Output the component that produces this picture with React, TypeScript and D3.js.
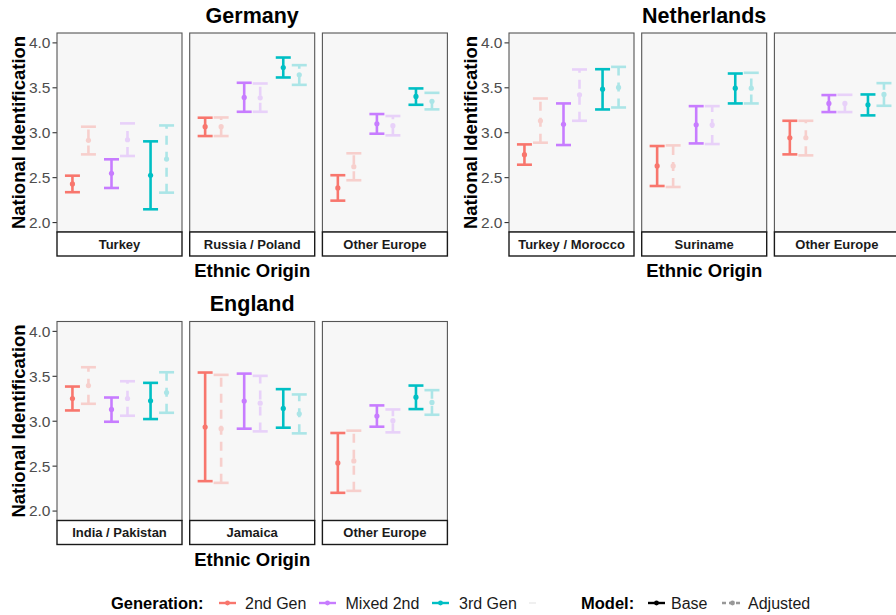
import React from "react";
import * as d3 from "d3";

const generations = ["2nd Gen", "Mixed 2nd", "3rd Gen"];
const genColors = ["#F8766D", "#C77CFF", "#00BFC4"];
const models = ["Base", "Adjusted"];
const yTicks = [2.0, 2.5, 3.0, 3.5, 4.0];

const countries = ["Germany", "Netherlands", "England"];
const germanyOrigins = ["Turkey", "Russia / Poland", "Other Europe"];
const netherlandsOrigins = ["Turkey / Morocco", "Suriname", "Other Europe"];
const englandOrigins = ["India / Pakistan", "Jamaica", "Other Europe"];

// [origin][generation][model] = [estimate, lower, upper]
const germanyEstimates = [
  [
    [[2.43, 2.338, 2.522], [2.915, 2.759, 3.067]],
    [[2.548, 2.385, 2.704], [2.922, 2.741, 3.104]],
    [[2.526, 2.148, 2.904], [2.707, 2.333, 3.081]],
  ],
  [
    [[3.067, 2.963, 3.167], [3.067, 2.963, 3.17]],
    [[3.393, 3.233, 3.556], [3.389, 3.233, 3.548]],
    [[3.726, 3.615, 3.837], [3.644, 3.533, 3.752]],
  ],
  [
    [[2.386, 2.244, 2.527], [2.622, 2.471, 2.771]],
    [[3.1, 2.989, 3.208], [3.078, 2.971, 3.186]],
    [[3.404, 3.311, 3.493], [3.349, 3.26, 3.444]],
  ],
];

const netherlandsEstimates = [
  [
    [[2.756, 2.644, 2.87], [3.133, 2.889, 3.381]],
    [[3.093, 2.863, 3.326], [3.422, 3.133, 3.704]],
    [[3.485, 3.259, 3.707], [3.504, 3.281, 3.733]],
  ],
  [
    [[2.63, 2.407, 2.852], [2.63, 2.396, 2.859]],
    [[3.089, 2.881, 3.296], [3.089, 2.874, 3.296]],
    [[3.496, 3.326, 3.659], [3.496, 3.326, 3.667]],
  ],
  [
    [[2.944, 2.759, 3.133], [2.944, 2.748, 3.133]],
    [[3.326, 3.23, 3.419], [3.326, 3.23, 3.422]],
    [[3.311, 3.193, 3.426], [3.426, 3.3, 3.552]],
  ],
];

const englandEstimates = [
  [
    [[3.253, 3.12, 3.386], [3.397, 3.194, 3.601]],
    [[3.131, 2.994, 3.264], [3.253, 3.061, 3.445]],
    [[3.227, 3.024, 3.427], [3.32, 3.094, 3.545]],
  ],
  [
    [[2.935, 2.333, 3.542], [2.917, 2.314, 3.516]],
    [[3.224, 2.917, 3.53], [3.201, 2.887, 3.505]],
    [[3.142, 2.928, 3.357], [3.083, 2.865, 3.298]],
  ],
  [
    [[2.536, 2.203, 2.869], [2.558, 2.225, 2.895]],
    [[3.057, 2.939, 3.176], [3.006, 2.876, 3.131]],
    [[3.268, 3.135, 3.397], [3.209, 3.072, 3.346]],
  ],
];

const FONT = "'Liberation Sans', Arial, Helvetica, sans-serif";

const blocks = [
  { name: countries[0], origins: germanyOrigins, est: germanyEstimates, x0: 0, y0: 0 },
  { name: countries[1], origins: netherlandsOrigins, est: netherlandsEstimates, x0: 452, y0: 0 },
  { name: countries[2], origins: englandOrigins, est: englandEstimates, x0: 0, y0: 288.5 },
];

const PANEL_W = 125;
const PANEL_GAP = 7.7;
const PANEL_L = 57;
const PANEL_T = 33;
const PANEL_B = 232;
const STRIP_H = 24;

function FacetBlock({ block }: { block: any }) {
  const y = d3.scaleLinear().domain([1.895, 4.11]).range([PANEL_B, PANEL_T]);
  const xGen = d3.scalePoint<string>().domain(generations).range([0, PANEL_W]).padding(0.6);
  const dodge = d3.scalePoint<string>().domain(models).range([-8, 8]);
  const cap = 7.5;
  const totalR = PANEL_L + 3 * PANEL_W + 2 * PANEL_GAP;
  const cx = (PANEL_L + totalR) / 2;
  return (
    <g transform={`translate(${block.x0},${block.y0})`}>
      <text x={cx} y={22.5} textAnchor="middle" fontFamily={FONT} fontWeight="bold" fontSize={21.5} fill="#000">
        {block.name}
      </text>
      <text
        transform={`translate(24.5,${(PANEL_T + PANEL_B) / 2}) rotate(-90)`}
        textAnchor="middle"
        fontFamily={FONT}
        fontWeight="bold"
        fontSize={18.5}
        fill="#000"
      >
        National Identification
      </text>
      <text x={cx} y={277} textAnchor="middle" fontFamily={FONT} fontWeight="bold" fontSize={18.5} fill="#000">
        Ethnic Origin
      </text>
      {yTicks.map((t) => (
        <g key={t}>
          <line x1={PANEL_L - 4.5} x2={PANEL_L} y1={y(t)} y2={y(t)} stroke="#333" strokeWidth={1.1} />
          <text x={PANEL_L - 6.5} y={y(t)} dy="0.35em" textAnchor="end" fontFamily={FONT} fontSize={15.5} fill="#4d4d4d">
            {d3.format(".1f")(t)}
          </text>
        </g>
      ))}
      {block.origins.map((origin: string, oi: number) => {
        const px = PANEL_L + oi * (PANEL_W + PANEL_GAP);
        return (
          <g key={origin} transform={`translate(${px},0)`}>
            <rect x={0} y={PANEL_T} width={PANEL_W} height={PANEL_B - PANEL_T} fill="#f7f7f7" stroke="#555" strokeWidth={1.1} />
            <rect x={0} y={PANEL_B} width={PANEL_W} height={STRIP_H} fill="#fff" stroke="#1a1a1a" strokeWidth={1.4} />
            <text x={PANEL_W / 2} y={PANEL_B + STRIP_H / 2} dy="0.36em" textAnchor="middle" fontFamily={FONT} fontWeight="bold" fontSize={13} fill="#1a1a1a">
              {origin}
            </text>
            {generations.map((g, gi) =>
              models.map((m, mi) => {
                const [est, lo, hi] = block.est[oi][gi][mi];
                const x = (xGen(g) as number) + (dodge(m) as number);
                const adj = mi === 1;
                const col = genColors[gi];
                return (
                  <g key={g + m} opacity={adj ? 0.3 : 1}>
                    <line x1={x} x2={x} y1={y(lo)} y2={y(hi)} stroke={col} strokeWidth={2.6} strokeDasharray={adj ? "9,7" : undefined} />
                    <line x1={x - cap} x2={x + cap} y1={y(hi)} y2={y(hi)} stroke={col} strokeWidth={2.6} />
                    <line x1={x - cap} x2={x + cap} y1={y(lo)} y2={y(lo)} stroke={col} strokeWidth={2.6} />
                    <circle cx={x} cy={y(est)} r={2.6} fill={col} />
                  </g>
                );
              })
            )}
          </g>
        );
      })}
    </g>
  );
}

function Legend() {
  const ly = 603;
  const genKeys = [
    { x: 219, tx: 245 },
    { x: 319, tx: 345.5 },
    { x: 432, tx: 459 },
  ];
  return (
    <g fontFamily={FONT} fontSize={16}>
      <text x={111} y={ly} dy="0.35em" fontWeight="bold" fontSize={16.5} fill="#000">Generation:</text>
      {generations.map((g, i) => (
        <g key={g}>
          <line x1={genKeys[i].x} x2={genKeys[i].x + 17} y1={ly} y2={ly} stroke={genColors[i]} strokeWidth={2.4} />
          <circle cx={genKeys[i].x + 8.5} cy={ly} r={2.4} fill={genColors[i]} />
          <text x={genKeys[i].tx} y={ly} dy="0.35em" fill="#1a1a1a">{g}</text>
        </g>
      ))}
      <line x1={529} x2={536} y1={ly} y2={ly} stroke="#f0f0f0" strokeWidth={2} />
      <text x={581} y={ly} dy="0.35em" fontWeight="bold" fontSize={16.5} fill="#000">Model:</text>
      <line x1={648} x2={665} y1={ly} y2={ly} stroke="#000" strokeWidth={2.4} />
      <circle cx={656.5} cy={ly} r={2.4} fill="#000" />
      <text x={671} y={ly} dy="0.35em" fill="#1a1a1a">{models[0]}</text>
      <g opacity={0.4}>
        <line x1={722} x2={743} y1={ly} y2={ly} stroke="#000" strokeWidth={2.4} strokeDasharray="4,3" />
        <circle cx={732.5} cy={ly} r={2.4} fill="#000" />
      </g>
      <text x={748} y={ly} dy="0.35em" fill="#1a1a1a">{models[1]}</text>
    </g>
  );
}

export default function App() {
  return (
    <svg width={896} height={615} style={{ position: "absolute", left: 0, top: 0, background: "#fff" }}>
      <rect width={896} height={615} fill="#fff" />
      {blocks.map((b) => (
        <FacetBlock key={b.name} block={b} />
      ))}
      <Legend />
    </svg>
  );
}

What the task requires:
Reproduce only the lines from the beginning of the data through the line that contains "import * as", both included, and please drop the pictures.

Response:
Output the component that produces this picture with React, TypeScript and D3.js.
import React from "react";
import * as d3 from "d3";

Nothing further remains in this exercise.